We observed that the secret scanning we believed to be functional and ubiquitous inside our own organization was failing silently in some cases  at the seams. Remember how I said we had deprecated all IAM users and were removing them? We had just one AWS account remaining to fix, and the key just so happened to originate from that one. The SIEM, however, performed exactly as expected and turned out to be the critical piece in completing the investigation. It just happens that there was nothing to detect.


What can we take away from an incident which initially appeared to be a straightforward key exposure?

●    Complex systems fail in complex ways. Nobody would have predicted the compound failure required to expose a key in this fashion.
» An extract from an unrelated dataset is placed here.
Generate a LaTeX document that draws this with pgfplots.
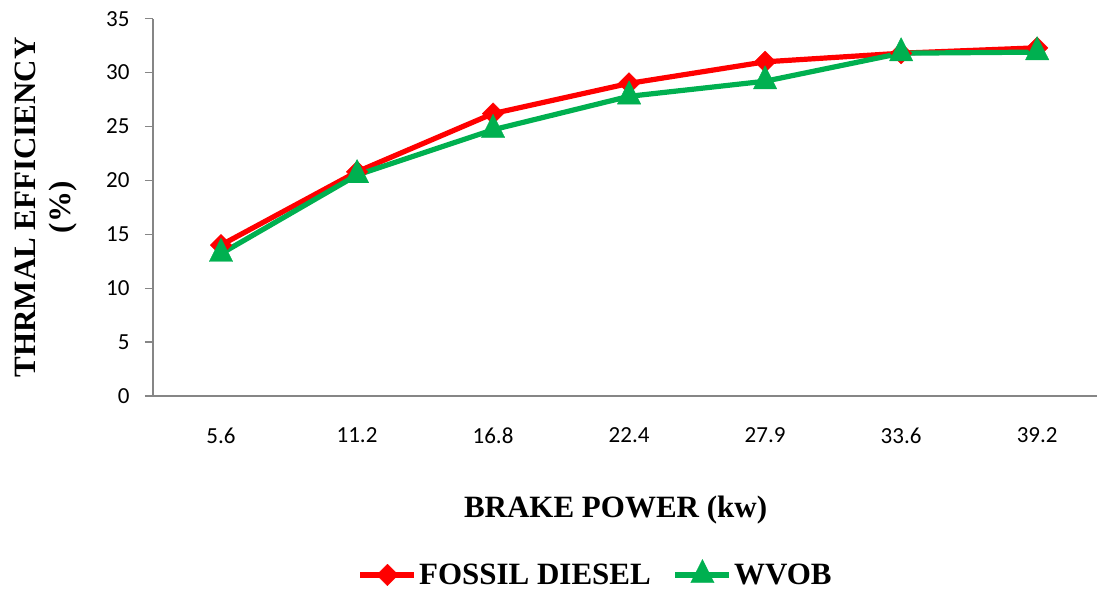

●    Despite having robust controls and tooling, extremely fallible humans are still in the loop at nearly every stage of the development process. Therefore, care and attention must be paid to the control and continuously testing it to provide assurance that it remains effective.

●    All of the prevention in the world is no substitute for rapid response. The inverse is also true.


Remember: Incidents tend to happen at the seams and cracks of your organization, where the automation is incomplete, observability is not omniscient, and humans are still in the loop. Our blind spots are constantly evolving, and we must update our mental models of how to approach security accordingly.